The settlement is intended to release the city and police department from further liability if approved by the city's Board of Estimates, the Baltimore Sun reported .

Former Baltimore police officer Wesley Cagle was sentenced to 12 years in prison for shooting burglary suspect Michael Johansen in 2014.

Cagle and other officers were responding to a commercial burglary when they encountered Johansen running from the building and shot him, prosecutors said. Johansen was lying in the building's doorway when Cagle approached him and shot him once in the groin, prosecutors said.

Cagle was convicted of assault and a weapons charge, but acquitted of an attempted murder charge, in 2016.

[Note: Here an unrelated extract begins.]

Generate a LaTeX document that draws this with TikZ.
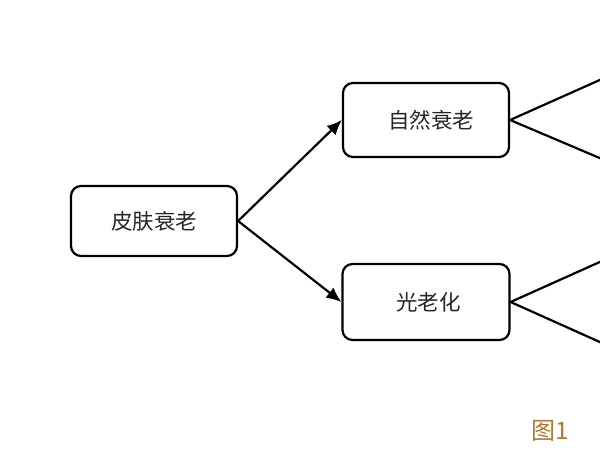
\documentclass[tikz,border=0pt]{standalone}
\usepackage{fontspec}
\newfontfamily\cjk{Noto Sans CJK SC}
\usetikzlibrary{arrows.meta}
\definecolor{figbrown}{HTML}{B07A35}
\tikzset{
  box/.style={draw=black, line width=2.2pt, rounded corners=10pt, fill=white, inner sep=0pt, font=\cjk\fontsize{21.5}{26}\selectfont, text=black!85},
  conn/.style={line width=2.2pt, draw=black},
  arr/.style={conn, -{Latex[length=15pt,width=13pt]}}
}
\begin{document}
\begin{tikzpicture}[x=1pt,y=-1pt]
\useasboundingbox (0,0) rectangle (600,450);
\fill[white] (0,0) rectangle (600,450);
\node[box, minimum width=166pt, minimum height=70pt] (skin) at (154,221) {皮肤衰老};
\node[box, minimum width=166pt, minimum height=74pt] (nat) at (426,120) {\hspace*{10pt}自然衰老};
\node[box, minimum width=167pt, minimum height=76pt] (photo) at (426,302) {\hspace*{5pt}光老化};
\coordinate (n1) at (602,79);
\coordinate (n2) at (602,159);
\coordinate (p1) at (602,261);
\coordinate (p2) at (602,343);
\draw[arr] (skin.east) -- (nat.west);
\draw[arr] (skin.east) -- (photo.west);
\draw[conn] (nat.east) -- (n1);
\draw[conn] (nat.east) -- (n2);
\draw[conn] (photo.east) -- (p1);
\draw[conn] (photo.east) -- (p2);
\node[font=\cjk\fontsize{24}{28}\selectfont, text=figbrown, inner sep=0pt] (fig) at (550,431) {图1};
\end{tikzpicture}
\end{document}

Cagle and Johansen are both white. Race hasn't been raised as a factor in the case, but it comes amid a national debate about the deaths of black men at the hands of police.

"There was no need for him to take that final shot," jury foreman Jerome Harper told the Baltimore Sun after the trial.

Johansen testified that he lost a large portion of his intestines and part of his kidney because of the shooting. He has filed litigation in federal and circuit courts against current and former police officers, and former Baltimore Police Commissioner Anthony Batts, according to the spending board's agenda .

"In order to resolve the litigation prudently and economically to avoid expense, time, and uncertainty of further protracted proceedings, the parties have agreed to settle all claims by a payment of $40,000," the agenda states.

The city's law department recommended the settlement in the best interest of the city, according to the agenda.